Rather, the regulators are focused on whether funds are being open with investors, and whether the funds are thinking and preparing about how they might respond to different scenarios or outcomes.

"We want to be proactive, so we are making sure the firms are thinking about it," SEC Investment Management Division director Norm Champ said.

The SEC's routine reviews include making sure funds are not omitting or misrepresenting material information to the marketplace.

In at least one case, a source said, the SEC did not question the fund's existing disclosures, but urged the fund to consider updating its disclosures in the future to address the events in Crimea.

White House Warning

The contacts by the SEC began well before White House spokesman Jay Carney warned U.S. investors away from Russian stocks at a news briefing on Tuesday.

In an unusual statement, he said those stocks could lose value because of sanctions that the U.S. and European Union have put in place and others that they could add.
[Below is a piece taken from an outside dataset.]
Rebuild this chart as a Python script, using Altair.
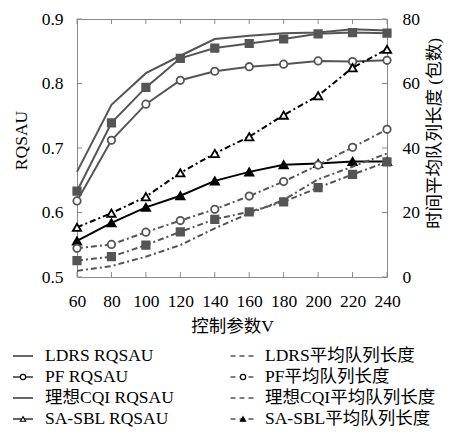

The U.S. and the EU imposed travel bans and asset freezes on a number of officials from Russia and Ukraine after Moscow declared the Crimean peninsula a part of Russia.

The SEC has been particularly interested in speaking with funds that have more than 10 percent exposure to Russian securities, including stocks and bonds, one person familiar with the agency's activities said.

Fund companies that have received calls from the SEC told the regulator they believe their disclosures are sound and adequate, two sources said.

Funds with at least 10 percent exposure to Russian stocks include the ING Russian Fund, T Rowe Price Emerging Europe Fund, Fidelity Emerging Europe Middle East Africa Fund, Goldman Sachs BRIC Fund and the Templeton BRIC Fund, according to a list compiled by Lipper, a unit of Thomson Reuters.

Multiple Cases

The SEC regularly contacts fund companies when international unrest occurs.

For example, it has made similar calls in connection with concerns about mutual funds' exposure to Puerto Rico, which had its debt downgraded earlier this year.

The SEC also reached out to funds when there was an uprising in Egypt in 2011 that led the country to close down its stock market.

A unit in the SEC's Investment Management Division that specializes in disclosure has historically been in charge of reviewing fund holdings and public statements to investors in times of civil unrest.

However, in the recent calls to funds with Russian investments, another group of SEC employees who specialize in risk examinations have joined those disclosure experts, one person said.